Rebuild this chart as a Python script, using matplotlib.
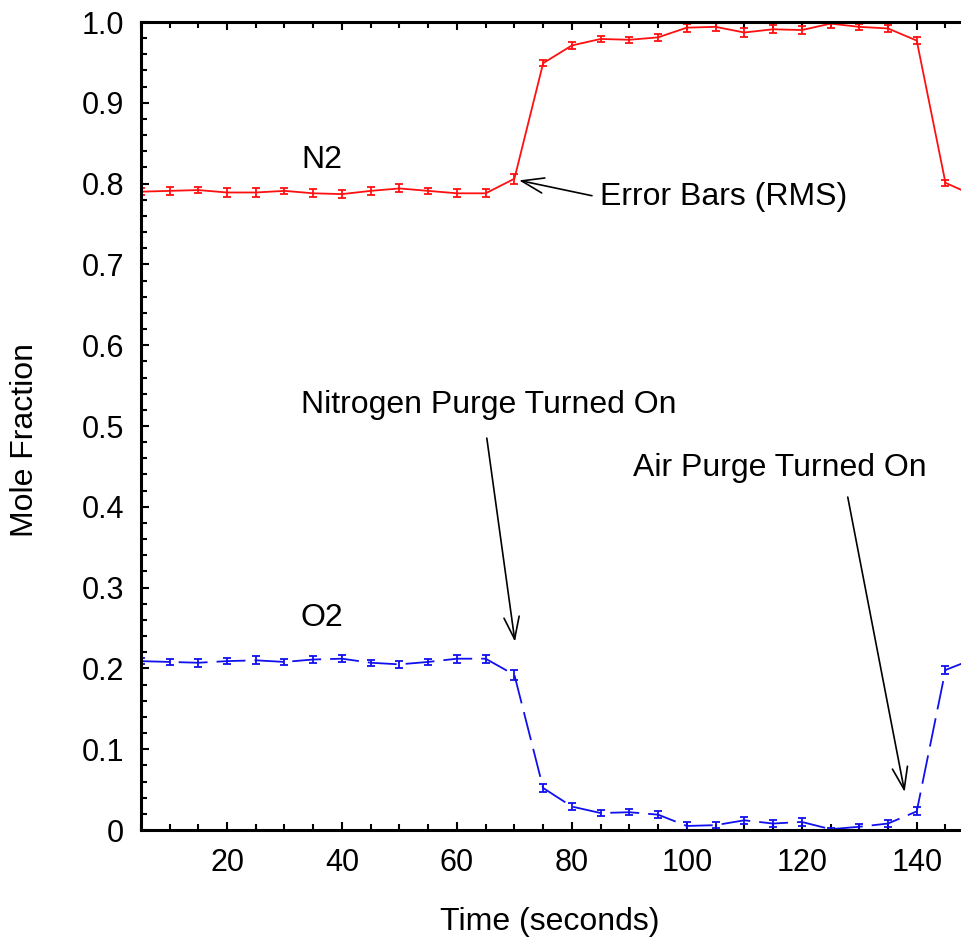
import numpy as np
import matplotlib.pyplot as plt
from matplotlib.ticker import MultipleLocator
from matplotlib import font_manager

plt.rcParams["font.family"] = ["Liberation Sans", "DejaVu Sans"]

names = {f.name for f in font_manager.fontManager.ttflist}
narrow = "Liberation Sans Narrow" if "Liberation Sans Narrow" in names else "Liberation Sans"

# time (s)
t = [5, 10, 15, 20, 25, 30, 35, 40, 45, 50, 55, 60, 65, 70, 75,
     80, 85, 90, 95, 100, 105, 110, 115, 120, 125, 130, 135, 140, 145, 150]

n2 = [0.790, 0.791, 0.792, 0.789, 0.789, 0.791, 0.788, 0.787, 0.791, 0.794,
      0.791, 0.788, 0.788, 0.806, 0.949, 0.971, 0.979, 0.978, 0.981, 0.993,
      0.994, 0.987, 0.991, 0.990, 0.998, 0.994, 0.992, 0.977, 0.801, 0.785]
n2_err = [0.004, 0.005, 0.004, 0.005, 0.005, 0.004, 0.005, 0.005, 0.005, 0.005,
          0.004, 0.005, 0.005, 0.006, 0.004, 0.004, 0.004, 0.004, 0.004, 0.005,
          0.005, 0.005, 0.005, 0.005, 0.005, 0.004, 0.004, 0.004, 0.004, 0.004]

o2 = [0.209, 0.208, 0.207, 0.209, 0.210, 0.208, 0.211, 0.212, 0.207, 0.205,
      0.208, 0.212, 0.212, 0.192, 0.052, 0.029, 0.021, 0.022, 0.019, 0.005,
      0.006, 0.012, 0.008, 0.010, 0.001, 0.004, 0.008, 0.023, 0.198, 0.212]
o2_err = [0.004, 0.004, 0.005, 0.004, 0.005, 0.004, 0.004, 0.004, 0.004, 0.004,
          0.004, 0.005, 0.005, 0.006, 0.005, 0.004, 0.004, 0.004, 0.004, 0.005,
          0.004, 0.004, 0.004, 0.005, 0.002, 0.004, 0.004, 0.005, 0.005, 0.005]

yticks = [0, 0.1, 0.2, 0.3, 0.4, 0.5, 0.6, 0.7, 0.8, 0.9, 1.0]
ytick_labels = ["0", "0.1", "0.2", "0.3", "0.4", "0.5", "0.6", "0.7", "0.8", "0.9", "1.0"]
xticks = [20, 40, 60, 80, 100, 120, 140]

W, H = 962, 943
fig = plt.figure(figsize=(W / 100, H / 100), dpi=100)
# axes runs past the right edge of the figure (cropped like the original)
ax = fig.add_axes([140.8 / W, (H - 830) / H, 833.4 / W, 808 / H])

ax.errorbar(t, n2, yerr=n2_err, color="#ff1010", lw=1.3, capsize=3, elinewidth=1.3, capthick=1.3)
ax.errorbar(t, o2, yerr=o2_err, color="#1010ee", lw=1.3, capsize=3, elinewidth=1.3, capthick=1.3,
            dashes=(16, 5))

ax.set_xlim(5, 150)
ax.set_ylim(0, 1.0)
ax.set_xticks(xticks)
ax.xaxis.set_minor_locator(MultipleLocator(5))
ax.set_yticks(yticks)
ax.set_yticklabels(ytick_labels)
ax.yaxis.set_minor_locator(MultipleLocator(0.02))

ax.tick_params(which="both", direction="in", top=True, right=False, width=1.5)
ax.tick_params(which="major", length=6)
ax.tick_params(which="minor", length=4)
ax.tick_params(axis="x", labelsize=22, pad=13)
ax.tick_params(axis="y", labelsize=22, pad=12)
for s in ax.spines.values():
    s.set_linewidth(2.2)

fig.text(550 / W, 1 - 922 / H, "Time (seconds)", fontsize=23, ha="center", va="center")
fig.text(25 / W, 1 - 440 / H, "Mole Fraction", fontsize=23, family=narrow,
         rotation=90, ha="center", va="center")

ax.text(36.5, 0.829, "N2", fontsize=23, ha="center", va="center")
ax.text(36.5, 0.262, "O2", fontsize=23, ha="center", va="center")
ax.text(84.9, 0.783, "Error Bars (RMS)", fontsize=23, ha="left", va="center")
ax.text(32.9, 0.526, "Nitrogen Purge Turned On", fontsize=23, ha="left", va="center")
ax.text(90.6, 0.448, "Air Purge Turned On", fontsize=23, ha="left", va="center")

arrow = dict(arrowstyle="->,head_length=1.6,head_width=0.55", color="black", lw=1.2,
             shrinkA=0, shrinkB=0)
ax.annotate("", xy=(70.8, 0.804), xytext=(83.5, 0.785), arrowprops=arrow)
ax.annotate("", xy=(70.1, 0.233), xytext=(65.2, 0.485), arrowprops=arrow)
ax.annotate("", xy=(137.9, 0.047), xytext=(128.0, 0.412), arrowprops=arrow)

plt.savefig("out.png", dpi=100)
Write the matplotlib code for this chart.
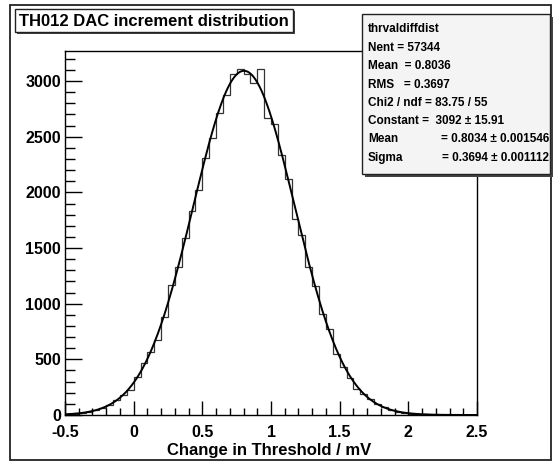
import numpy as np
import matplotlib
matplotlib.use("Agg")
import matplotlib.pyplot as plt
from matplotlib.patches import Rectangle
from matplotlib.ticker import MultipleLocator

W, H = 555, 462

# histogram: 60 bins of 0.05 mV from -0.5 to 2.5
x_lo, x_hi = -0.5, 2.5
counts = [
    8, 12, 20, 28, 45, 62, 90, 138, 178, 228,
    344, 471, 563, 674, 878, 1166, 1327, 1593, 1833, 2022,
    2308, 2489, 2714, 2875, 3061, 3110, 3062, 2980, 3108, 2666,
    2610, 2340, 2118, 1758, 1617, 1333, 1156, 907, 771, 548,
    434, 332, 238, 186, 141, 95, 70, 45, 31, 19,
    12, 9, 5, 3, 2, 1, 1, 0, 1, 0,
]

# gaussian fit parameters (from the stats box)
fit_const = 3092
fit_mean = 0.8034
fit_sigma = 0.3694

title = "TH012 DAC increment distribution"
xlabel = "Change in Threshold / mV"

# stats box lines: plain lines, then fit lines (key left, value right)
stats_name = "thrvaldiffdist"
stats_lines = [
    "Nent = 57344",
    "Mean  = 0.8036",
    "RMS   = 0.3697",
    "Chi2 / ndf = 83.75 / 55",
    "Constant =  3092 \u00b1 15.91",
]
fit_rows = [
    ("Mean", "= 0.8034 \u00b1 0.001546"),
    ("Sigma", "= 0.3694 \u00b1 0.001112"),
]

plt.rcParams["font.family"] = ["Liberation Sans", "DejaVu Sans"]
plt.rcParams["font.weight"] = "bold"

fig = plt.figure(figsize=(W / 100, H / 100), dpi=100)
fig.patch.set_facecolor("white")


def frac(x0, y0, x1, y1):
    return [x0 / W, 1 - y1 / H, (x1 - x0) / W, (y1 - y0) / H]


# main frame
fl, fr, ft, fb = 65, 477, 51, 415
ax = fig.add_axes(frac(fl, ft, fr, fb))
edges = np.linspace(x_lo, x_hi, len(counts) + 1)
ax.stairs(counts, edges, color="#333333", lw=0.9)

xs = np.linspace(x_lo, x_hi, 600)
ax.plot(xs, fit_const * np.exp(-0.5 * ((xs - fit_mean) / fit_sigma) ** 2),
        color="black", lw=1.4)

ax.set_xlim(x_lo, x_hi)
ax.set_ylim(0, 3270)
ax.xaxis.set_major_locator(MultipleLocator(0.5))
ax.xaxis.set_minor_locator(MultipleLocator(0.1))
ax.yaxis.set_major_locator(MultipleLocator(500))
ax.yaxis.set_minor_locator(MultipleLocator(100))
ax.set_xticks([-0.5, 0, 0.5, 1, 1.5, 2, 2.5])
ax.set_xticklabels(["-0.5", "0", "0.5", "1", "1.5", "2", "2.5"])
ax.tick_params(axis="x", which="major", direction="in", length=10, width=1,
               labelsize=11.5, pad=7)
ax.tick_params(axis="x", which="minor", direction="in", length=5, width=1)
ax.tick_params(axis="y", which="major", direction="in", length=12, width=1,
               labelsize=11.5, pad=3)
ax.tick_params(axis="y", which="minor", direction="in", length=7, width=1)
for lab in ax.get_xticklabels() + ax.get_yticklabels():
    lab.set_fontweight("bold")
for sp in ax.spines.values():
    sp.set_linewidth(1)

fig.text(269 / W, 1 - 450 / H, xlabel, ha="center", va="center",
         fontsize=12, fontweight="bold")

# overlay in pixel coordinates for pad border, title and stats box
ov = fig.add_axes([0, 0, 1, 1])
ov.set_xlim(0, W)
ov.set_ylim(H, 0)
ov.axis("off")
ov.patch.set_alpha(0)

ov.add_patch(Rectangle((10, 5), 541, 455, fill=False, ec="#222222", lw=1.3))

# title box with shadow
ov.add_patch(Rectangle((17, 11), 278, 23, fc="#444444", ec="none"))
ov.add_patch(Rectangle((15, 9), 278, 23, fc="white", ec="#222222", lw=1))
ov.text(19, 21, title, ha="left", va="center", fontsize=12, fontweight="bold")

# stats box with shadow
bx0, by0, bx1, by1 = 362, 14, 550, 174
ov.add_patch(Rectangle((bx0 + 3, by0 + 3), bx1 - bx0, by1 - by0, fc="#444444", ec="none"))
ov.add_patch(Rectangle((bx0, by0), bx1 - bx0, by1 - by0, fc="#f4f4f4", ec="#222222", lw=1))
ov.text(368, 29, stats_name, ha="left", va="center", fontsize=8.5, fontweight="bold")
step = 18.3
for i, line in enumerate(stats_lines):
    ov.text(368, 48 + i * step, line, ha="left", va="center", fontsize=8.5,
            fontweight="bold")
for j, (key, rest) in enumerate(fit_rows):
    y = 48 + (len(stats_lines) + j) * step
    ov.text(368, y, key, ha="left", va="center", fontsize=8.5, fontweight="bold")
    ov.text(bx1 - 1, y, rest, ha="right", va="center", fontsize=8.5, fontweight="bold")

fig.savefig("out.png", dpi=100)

------------

**Work to complete**. Skip every picture and return the lines above from the top through the one that contains "from matplotlib import font_manager".

**Output of the task**.
Rebuild this chart as a Python script, using matplotlib.
import numpy as np
import matplotlib.pyplot as plt
from matplotlib.ticker import MultipleLocator
from matplotlib import font_manager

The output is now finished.